Other reformers see it the other way around: Universal health care is too important to risk it foundering on the public option. They say the critical element is the exchange; with or without a public option, it will create competition among private insurers. Tough new regulations will ban practices such as denying people coverage because of pre-existing conditions.
These experts note that Massachusetts has achieved near-universal coverage without a real public option. And they say that, if costs continue to rise to where subsidies fail to make coverage affordable, the government could require insurers participating in the exchange to change the way they reimburse providers to encourage more cost-effective care.
A public plan would be welcome, people in this camp agree. But its impact would be limited.
Limited at first
The House plan envisions only about 10 million people joining the public option at the outset, because access to the exchange would be limited, at least initially, to about 30 million uninsured and small-business employees, to prevent the unraveling of employer-based insurance. And the option's pricing powers would be limited by political pressures against driving too hard a bargain on providers.
"I would put up a bold front of wanting a public option and at the end of the day would say, 'Mr. Grassley, Mr. Enzi, in the name of unity and Republican support, I will give it up if you climb on board,' " said Henry Aaron of the center-left Brookings Institution, referring to two key GOP senators. "I'm not denying a public option would force quickly changes that might otherwise take longer. But insisting on a public plan reduces the likelihood there's going to be any plan."

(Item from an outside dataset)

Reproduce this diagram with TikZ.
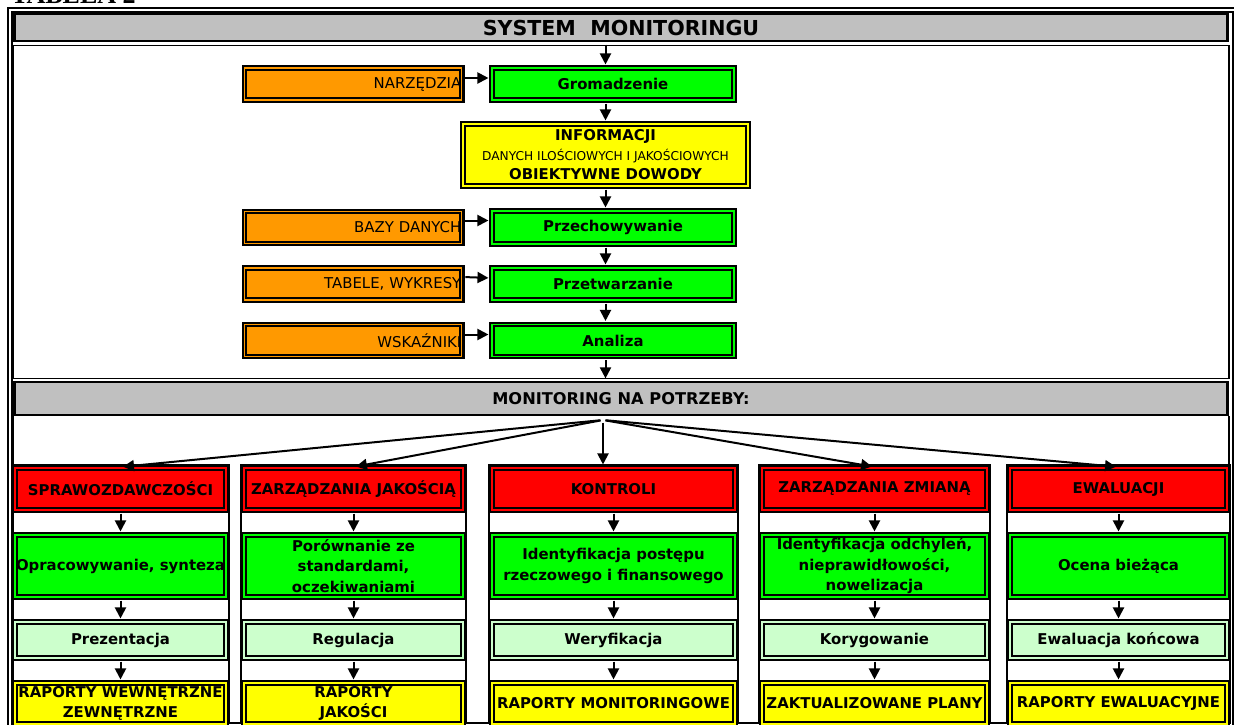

Public-plan proponents counter that imposing cost controls via exchange regulations would be more intrusive than the competition offered by a public option. Even with tougher standards, they say, insurers would seek to avoid covering the sick, creating the need for a public option.
They also dispute that Massachusetts is an argument against a public option; before its reforms, it had well-regulated insurers and few uninsured, and several of its lower-priced options are functioning as quasi-public plans.
For now, the debate is playing out on the margins. Fiscally conservative Blue Dog Democrats pushed last week in one House committee to separate the public plan from Medicare rates and instead require the government to negotiate rates with providers, which liberal House members say would result in higher rates and smaller savings.
Co-op proposal
Joining the resistance against the public option have been providers held up as models by Obama, such as the Mayo Clinic, which argues that rates linked to Medicare would be too low.
Reformers say the Medicare link is needed at the outset to get the new public option off the ground quickly but that the House bill would allow the government to set public-option reimbursements in a way that rewards high-quality care instead of on a fee-for-service basis.
Meanwhile, Conrad and his Finance Committee colleagues are hashing out their proposal for the co-ops, which would be seeded with $6 billion in federal money. Critics say the co-ops would lack the leverage to take on insurers.
Jacob Hacker, a Yale political scientist who helped develop the public-option concept, calls co-ops a "fig leaf to cover up a lack of commitment to a public plan."